J'aime leur matière, les glisser dans le magnétophone. Les cassettes permettent d'enregistrer sur deux faces, entre 10 à 60 minutes chacune. Elles sont bon marché, facile à enregistrer et à réenregistrer.
J'aime les magnétophones, ce mélange de mécanique et d'électronique, facile à utiliser et à réparer.
Pour l'éditeur aussi c'est bon marché : que se soit pour enregistrer, pour l'envoi ou pour le stockage.
Et puis, la cassette est un objet réel, physique, avec son identité artistique et pas virtuel comme le sont les fichiers stockés sur un disque dur. Certains "délirent" sur l'impératif d'avoir un "son propre" mais ça ne me parle pas. La cassette est un excellent support pour enregistrer ma musique.
Bien sûr, j'aimerai aussi sortir ma musique sur vinyle. Mais malheureusement, c'est plus coûteux. Peut-être cela se fera un jour mais pour le moment, je n'ai rien de prévu.
Concernant le CD ou le CDr, ce n'est pas un format qui me convient.

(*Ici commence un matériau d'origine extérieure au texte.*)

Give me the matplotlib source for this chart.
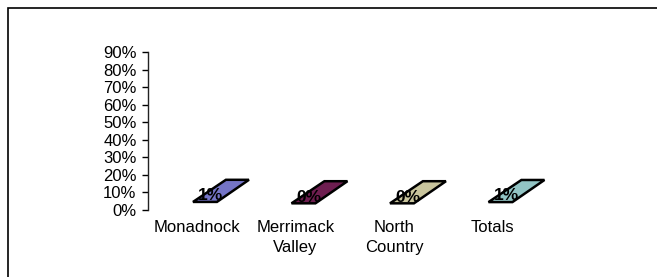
import matplotlib
matplotlib.use("Agg")
import matplotlib.pyplot as plt
from matplotlib.patches import Polygon, Rectangle

plt.rcParams['font.family'] = ['Liberation Sans', 'DejaVu Sans']

categories = ['Monadnock', 'Merrimack\nValley', 'North\nCountry', 'Totals']
values = [0.012, 0.004, 0.004, 0.011]
value_labels = ['1%', '0%', '0%', '1%']
colors = ['#7474C6', '#6E1E50', '#C9C59D', '#92C4C4']
yticks = [0.0, 0.1, 0.2, 0.3, 0.4, 0.5, 0.6, 0.7, 0.8, 0.9]

fig = plt.figure(figsize=(6.57, 2.77), dpi=100)
ax = fig.add_axes([0.2248, 0.2419, 0.5997, 0.5704])

# top face of each flat 3d bar (floor is offset like excel's 3d view)
for i, v in enumerate(values):
    front = 0.034 + v
    back = 0.16 + v
    pts = [(i - 0.04, front), (i + 0.203, front), (i + 0.528, back), (i + 0.294, back)]
    ax.add_patch(Polygon(pts, closed=True, facecolor=colors[i], edgecolor='black',
                         linewidth=1.8, clip_on=False))
    ax.text(i + 0.14, 0.07 + v, value_labels[i], ha='center', va='center',
            fontsize=12.5, fontweight='bold', color='black')

ax.set_xlim(-0.5, 3.5)
ax.set_ylim(0, 0.9)
ax.set_yticks(yticks)
ax.set_yticklabels(['%d%%' % round(t * 100) for t in yticks])
ax.set_xticks(range(len(categories)))
ax.set_xticklabels(categories, linespacing=1.4)

for s in ['top', 'right', 'bottom']:
    ax.spines[s].set_visible(False)
ax.spines['left'].set_color('#222222')
ax.spines['left'].set_linewidth(1.0)
ax.tick_params(axis='y', direction='out', length=4, width=1, pad=4, labelsize=12)
ax.tick_params(axis='x', length=0, pad=7, labelsize=12)

# chart area frame (only top/left edges fall inside the crop)
fig.patches.append(Rectangle((8 / 657, -0.1), 1.2, 0.1 + (277 - 7.5) / 277,
                             transform=fig.transFigure, fill=False,
                             edgecolor='black', linewidth=1.2))

fig.savefig('out.png', dpi=100)
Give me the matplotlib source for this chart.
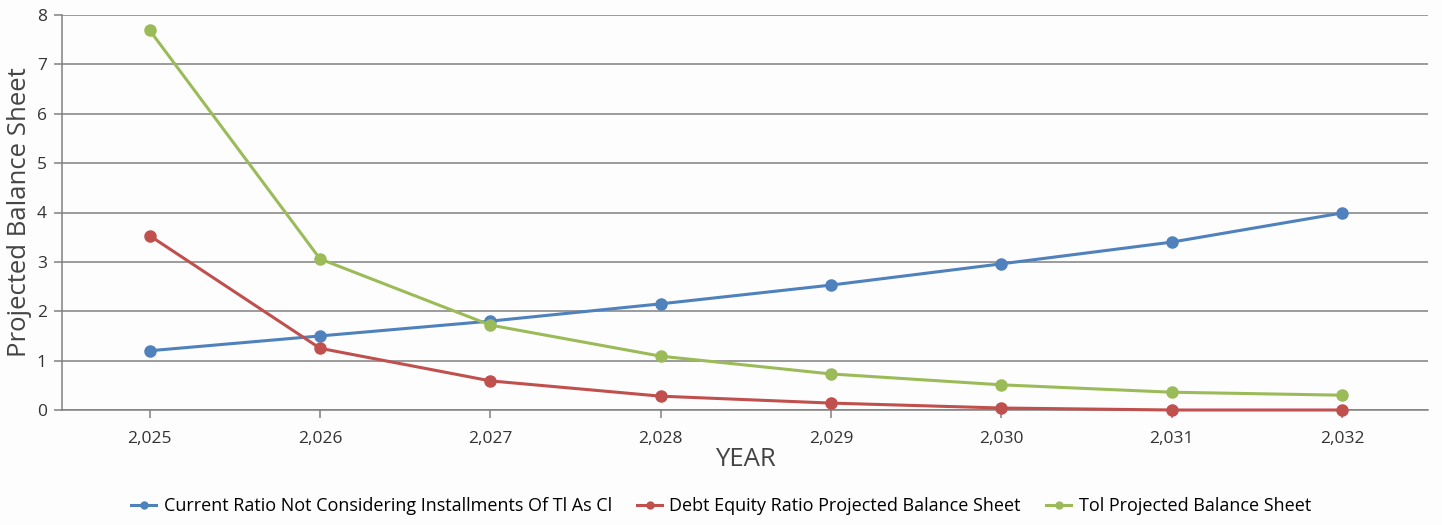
import matplotlib
matplotlib.use("Agg")
import matplotlib.pyplot as plt
from matplotlib.lines import Line2D

years = [2025, 2026, 2027, 2028, 2029, 2030, 2031, 2032]
year_labels = ["2,025", "2,026", "2,027", "2,028", "2,029", "2,030", "2,031", "2,032"]

current_ratio = [1.20, 1.50, 1.80, 2.15, 2.53, 2.96, 3.40, 3.99]
debt_equity = [3.53, 1.25, 0.59, 0.28, 0.14, 0.04, 0.0, 0.0]
tol = [7.69, 3.06, 1.72, 1.09, 0.73, 0.51, 0.36, 0.30]

series_names = [
    "Current Ratio Not Considering Installments Of Tl As Cl",
    "Debt Equity Ratio Projected Balance Sheet",
    "Tol Projected Balance Sheet",
]
colors = ["#4f81bd", "#c0504d", "#9bbb59"]

plt.rcParams["font.family"] = ["Open Sans", "DejaVu Sans"]

fig = plt.figure(figsize=(14.42, 5.25), dpi=100, facecolor="#fdfdfd")
ax = fig.add_axes([62 / 1442, 1 - 410 / 525, (1428 - 62) / 1442, (410 - 15) / 525])
ax.set_facecolor("#fdfdfd")

x = list(range(len(years)))
for vals, col in zip([current_ratio, debt_equity, tol], colors):
    ax.plot(x, vals, color=col, lw=2.2, marker="o", ms=8, zorder=3, clip_on=False)

ax.set_xlim(-0.515, len(years) - 1 + 0.505)
ax.set_ylim(0, 8)
ax.set_yticks(range(0, 9))
ax.set_xticks(x)
ax.set_xticklabels(year_labels)

ax.grid(axis="y", color="#808080", lw=1.1)
ax.set_axisbelow(True)
for s in ["top", "right"]:
    ax.spines[s].set_visible(False)
for s in ["left", "bottom"]:
    ax.spines[s].set_color("#808080")
    ax.spines[s].set_linewidth(1.1)

ax.tick_params(axis="both", colors="#808080", labelcolor="#333333", labelsize=12.5, length=6, width=1.1)
ax.tick_params(axis="x", pad=9)
ax.tick_params(axis="y", pad=5)

ax.set_xlabel("YEAR", fontsize=18.5, color="#444444", labelpad=0)
ax.set_ylabel("Projected Balance Sheet", fontsize=18.5, color="#444444")
ax.yaxis.set_label_coords(-0.022, 0.5)

handles = [Line2D([0], [0], color=c, lw=2.2, marker="o", ms=5) for c in colors]
fig.legend(handles, series_names, loc="center", bbox_to_anchor=(0.5, 1 - 506 / 525),
           ncol=3, frameon=False, handlelength=1.4, handletextpad=0.4,
           columnspacing=1.4, prop={"family": ["Open Sans", "DejaVu Sans"], "size": 13})

fig.savefig("out.png", dpi=100, facecolor=fig.get_facecolor())
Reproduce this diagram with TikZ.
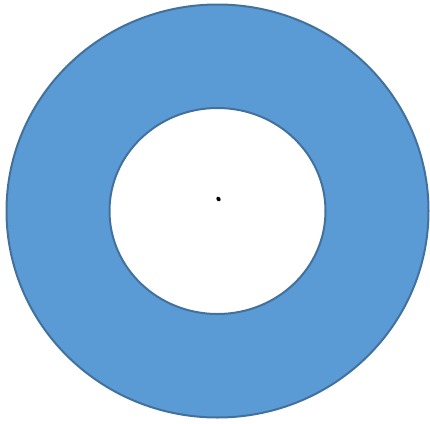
\documentclass[tikz,border=0pt]{standalone}
\usetikzlibrary{positioning,shapes.geometric}
\definecolor{ringFill}{RGB}{91,155,213}
\definecolor{ringEdge}{RGB}{65,113,156}
\begin{document}
\begin{tikzpicture}[
  x=1pt, y=-1pt,
  ring/.style={fill=ringFill, draw=ringEdge, line width=2pt, even odd rule},
  dot/.style={ellipse, fill=black, inner sep=0pt, minimum width=4pt, minimum height=5pt}
]
\useasboundingbox (0,0) rectangle (430,423);

\coordinate (centre) at (217.5,211);
\path[ring] (centre) ellipse [x radius=211, y radius=206.5]
            (centre) ellipse [x radius=108, y radius=103];

\node[dot, rotate=30] (mark) at (218.5,199) {};

\end{tikzpicture}
\end{document}
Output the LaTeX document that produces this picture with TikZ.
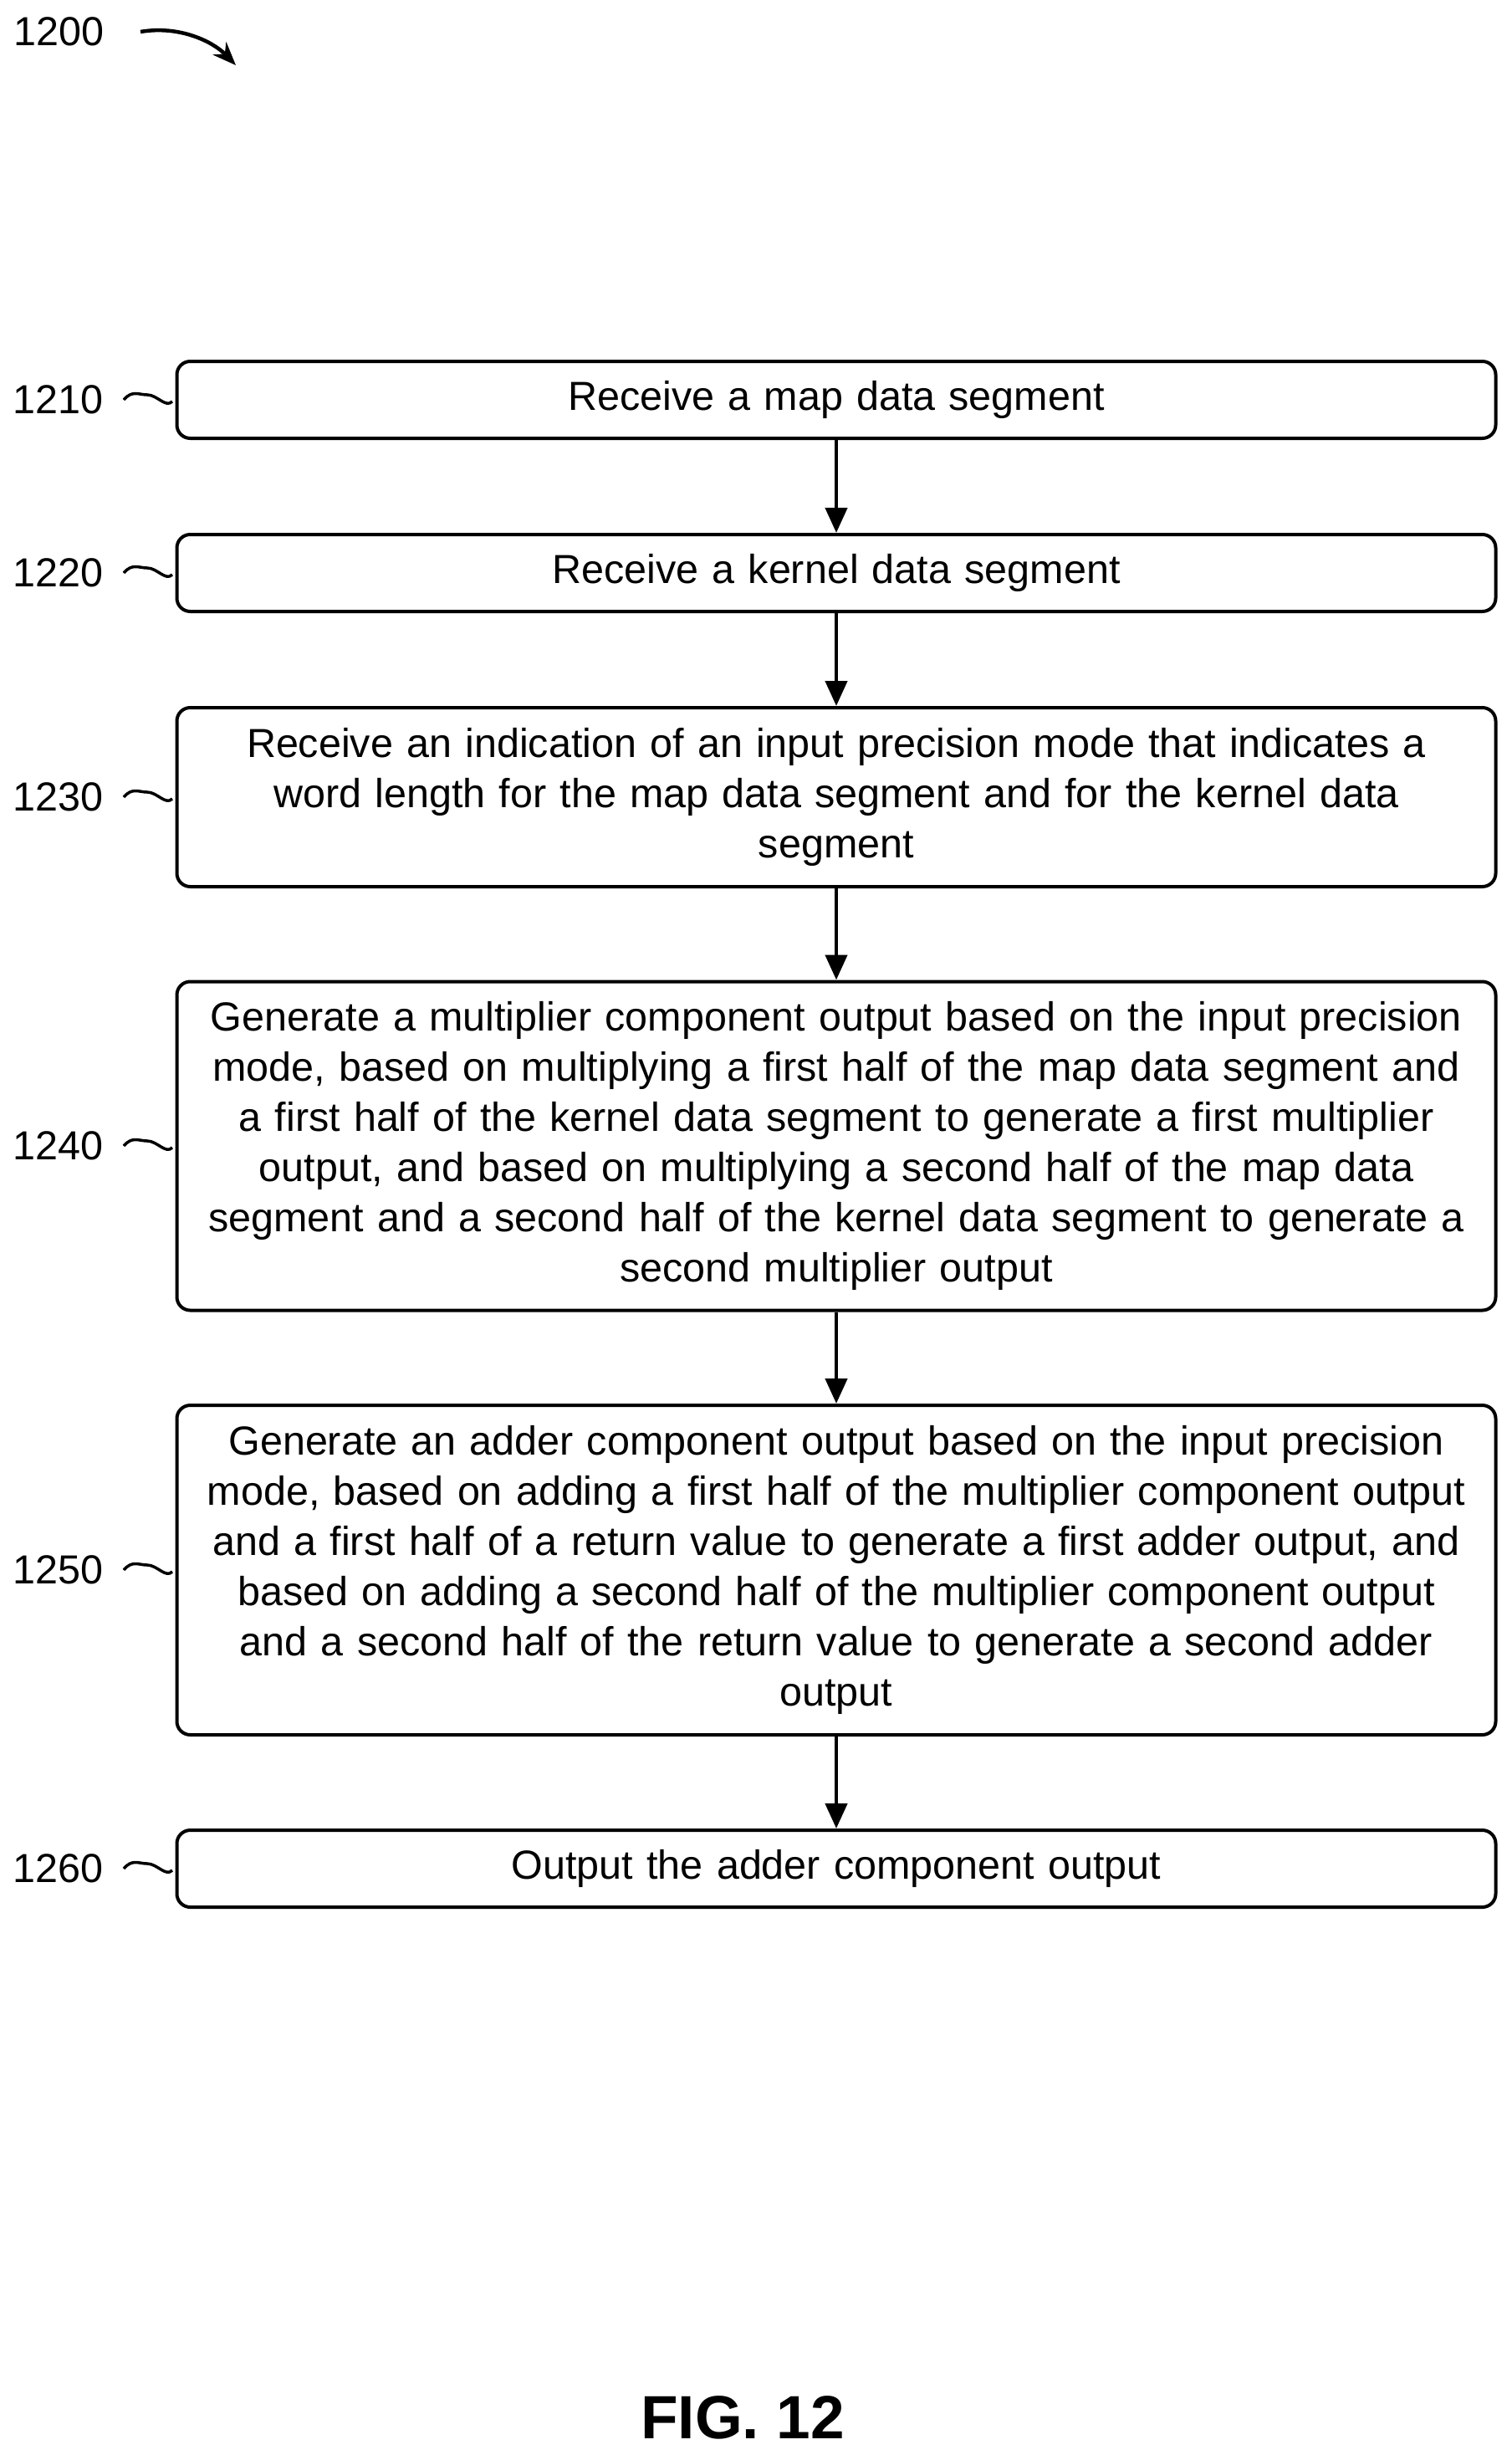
\documentclass[tikz,border=0pt]{standalone}
\usepackage{fontspec}
\setmainfont{Liberation Sans}
\usetikzlibrary{arrows.meta}
\begin{document}
\begin{tikzpicture}[x=1pt,y=-1pt,
  box/.style={draw,line width=4pt,rounded corners=16pt,inner sep=0pt,align=center,
    font=\fontsize{48.5}{60}\selectfont},
  lab/.style={anchor=west,font=\fontsize{48.5}{54}\selectfont,inner sep=0pt},
  arr/.style={line width=4.5pt,-{Triangle[length=30pt,width=26pt]}},
  squig/.style={line width=3.5pt}]
\useasboundingbox (0,0) rectangle (1807,2935);
\newcommand{\stepbox}[4]{%
  \node[box,minimum width=1577pt,minimum height=#3pt,text width=1560pt] (#1) at (1000,#2) {#4};}
\stepbox{b1}{478}{92}{Receive a map data segment}
\stepbox{b2}{685}{92}{Receive a kernel data segment}
\stepbox{b3}{953}{214}{Receive an indication of an input precision mode that indicates a\\word length for the map data segment and for the kernel data\\segment}
\stepbox{b4}{1370}{393}{Generate a multiplier component output based on the input precision\\mode, based on multiplying a first half of the map data segment and\\a first half of the kernel data segment to generate a first multiplier\\output, and based on multiplying a second half of the map data\\segment and a second half of the kernel data segment to generate a\\second multiplier output}
\stepbox{b5}{1877}{394}{Generate an adder component output based on the input precision\\mode, based on adding a first half of the multiplier component output\\and a first half of a return value to generate a first adder output, and\\based on adding a second half of the multiplier component output\\and a second half of the return value to generate a second adder\\output}
\stepbox{b6}{2234}{92}{Output the adder component output}
\foreach \a/\b in {b1/b2,b2/b3,b3/b4,b4/b5,b5/b6} \draw[arr] (\a.south) -- (\b.north);
\foreach \n/\t in {b1/1210,b2/1220,b3/1230,b4/1240,b5/1250,b6/1260}{
  \node[lab] (l\n) at (15,0 |- \n.west) {\t};
  \coordinate (s\n) at (148,0 |- \n.west);
  \draw[squig] (s\n) .. controls +(10,-12) and +(-10,0) .. +(28,-6) .. controls +(12,0) and +(-8,8) .. +(58,2);
}
\node[lab] (l1200) at (16,38) {1200};
\coordinate (a0) at (168,38);
\coordinate (a1) at (282,78);
\draw[line width=4.5pt,-{Stealth[length=28pt,width=22pt]}] (a0) .. controls (215,30) and (255,50) .. (a1);
\node[font=\bfseries\fontsize{73}{80}\selectfont,inner sep=0pt] (fig) at (888,2890) {FIG. 12};
\end{tikzpicture}
\end{document}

Quoique je l'utilisais et, peut-être, je m'y remettrai dans l'avenir, mais il doit être dans un beau packaging pour former un bel objet.
Mais, je me rends compte que tout le monde n'a pas l'internet haut débit pour télécharger ou un magnétophone en état de marche : le fait de recevoir la musique sur CD, c'est très pratique ! Je connais quelques personnes dans ce cas en Pologne ou en Russie.
Malgré tout, c'est une chose vraiment agréable de pouvoir offrir un vrai format alternatif.